Geloof en nederigheid

En nu doet de heilige Matteüs ons verslag van een ontroerende gebeurtenis. Plotseling naderde Hem van achteren een vrouw die al twaalf jaar lang aan vloeiingen leed, en raakte de zoom van zijn mantel aan (Mat 9, 20). Wat een geweldige nederigheid heeft die vrouw! Want ze zei bij zichzelf: Als ik alleen maar zijn mantel kan aanraken, zal ik genezen zijn (Mat 9, 21). Er zullen altijd zieken zijn die, zoals Bartimeüs, met een groot geloof bidden en er geen probleem in zien in het openbaar hun geloof uit te schreeuwen. Maar houdt wel in de gaten, dat er op de weg van Christus geen twee zielen hetzelfde zijn. Het geloof van die vrouw is ook groot. Maar zij roept helemaal niets. Zij komt dichterbij, zonder dat iemand het merkt. Voor haar is het genoeg als ze een stukje van het kleed van Christus kan aanraken, omdat het voor haar vaststaat, dat ze genezen zal worden. Ze heeft dit nog maar nauwelijks gedaan, of de Heer keert zich om en Hij kijkt haar aan. Hij weet dan al wat er in het binnenste van dat hart omgaat en heeft de stelligheid ervan bemerkt: Heb goede moed, dochter, uw geloof heeft u genezen (Mat 9, 22).

“Met een fijn gebaar heeft zij de zoom van zijn kleed aangeraakt”, zegt Ambrosius. “Zij naderde met geloof, zij geloofde en wist, dat ze zou genezen… Als we gered willen worden, moeten wij ook vol geloof het kleed van Christus aanraken” (H. Ambrosius, Expositio Evangelii secundum Lucam, 6, 56 en 58 (PL 15, 1682­1683)).
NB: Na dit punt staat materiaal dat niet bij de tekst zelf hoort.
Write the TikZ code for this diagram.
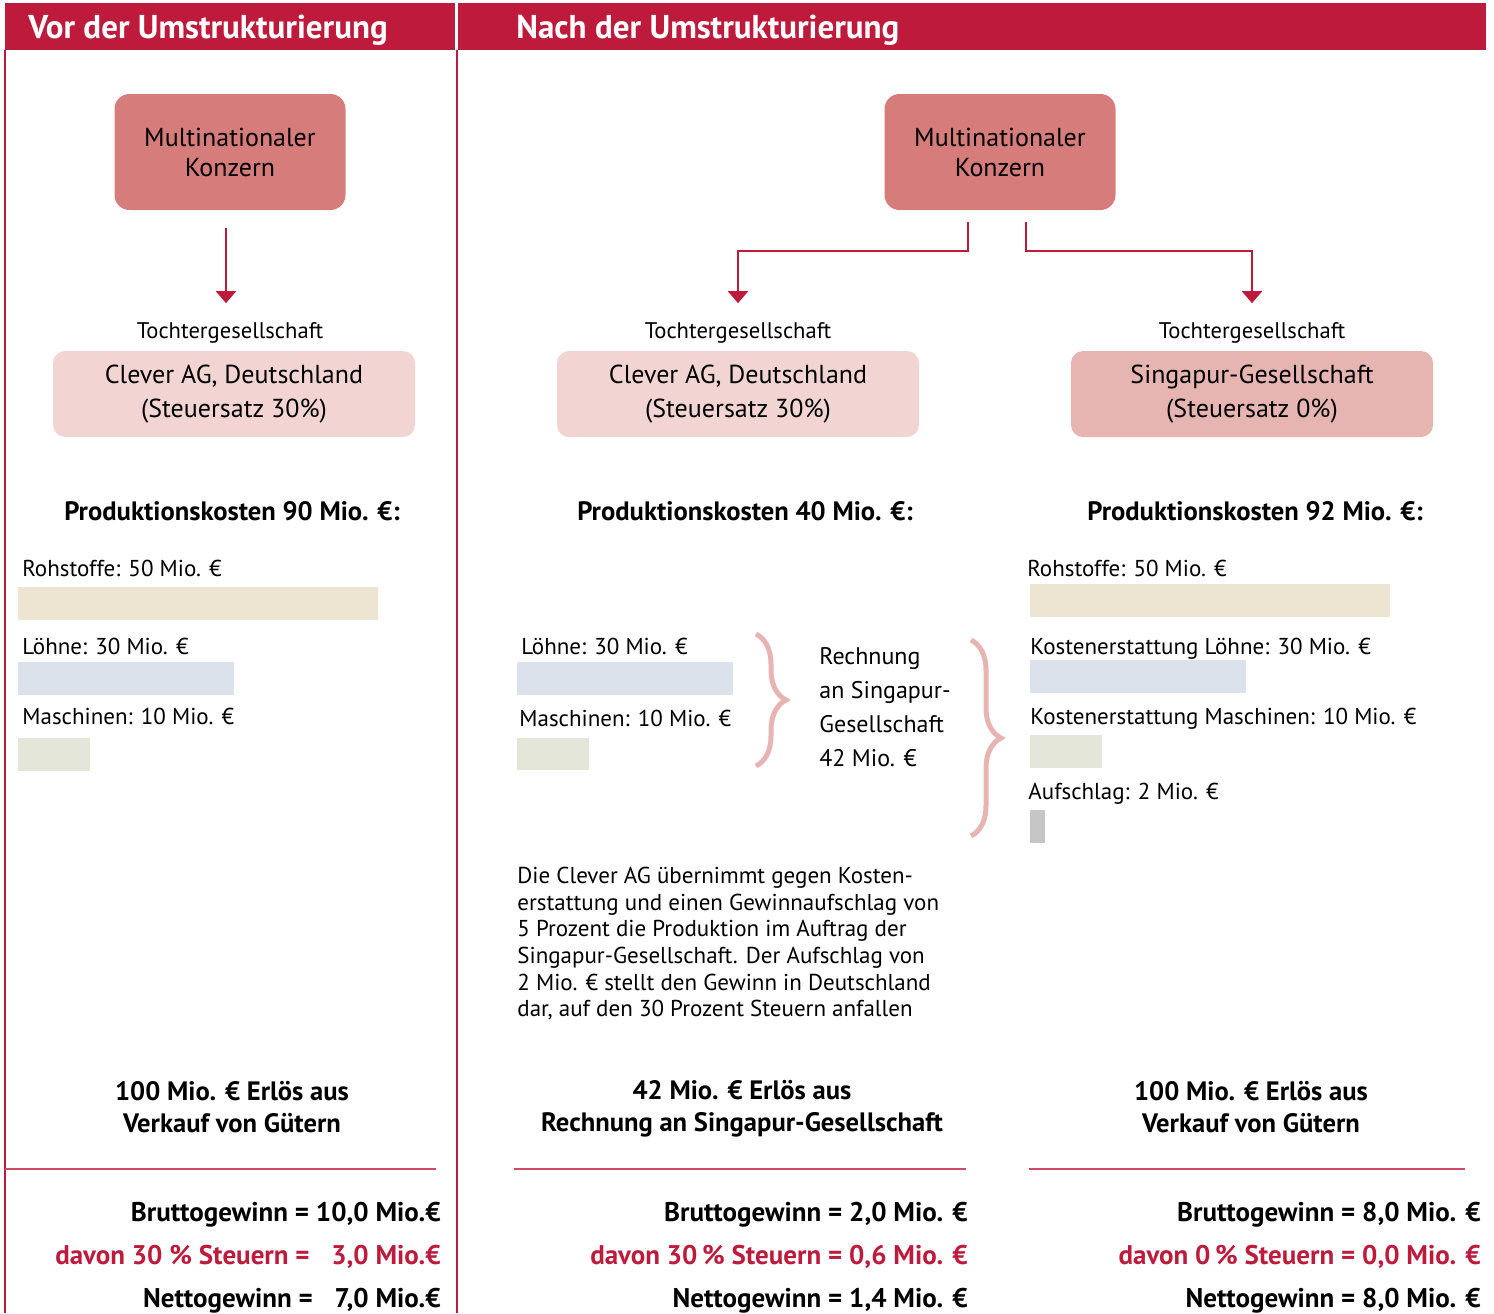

Begrijpt u nu hoe ons geloof moet zijn? Nederig. Wie zijt gij en wie ben ik, dat we het waard zijn, dat Christus ons roept? Wie zijn wij om Hem zo nabij te mogen zijn? Hij heeft ons, net als die vrouw in de menigte, een kans geboden. En niet om een stukje van zijn kleed aan te raken of de rand van zijn mantel even te beroeren, de zoom. Wij hebben Hem. Hij geeft zich helemaal aan ons, met Lichaam en Bloed, met Ziel en Godheid. Hij is ons dagelijks voedsel, we spreken op heel vertrouwelijke voet met Hem, zoals een kind praat met zijn vader, zoals we spreken met de Liefde. En dat is de waarheid. Dat zijn geen waanbeelden.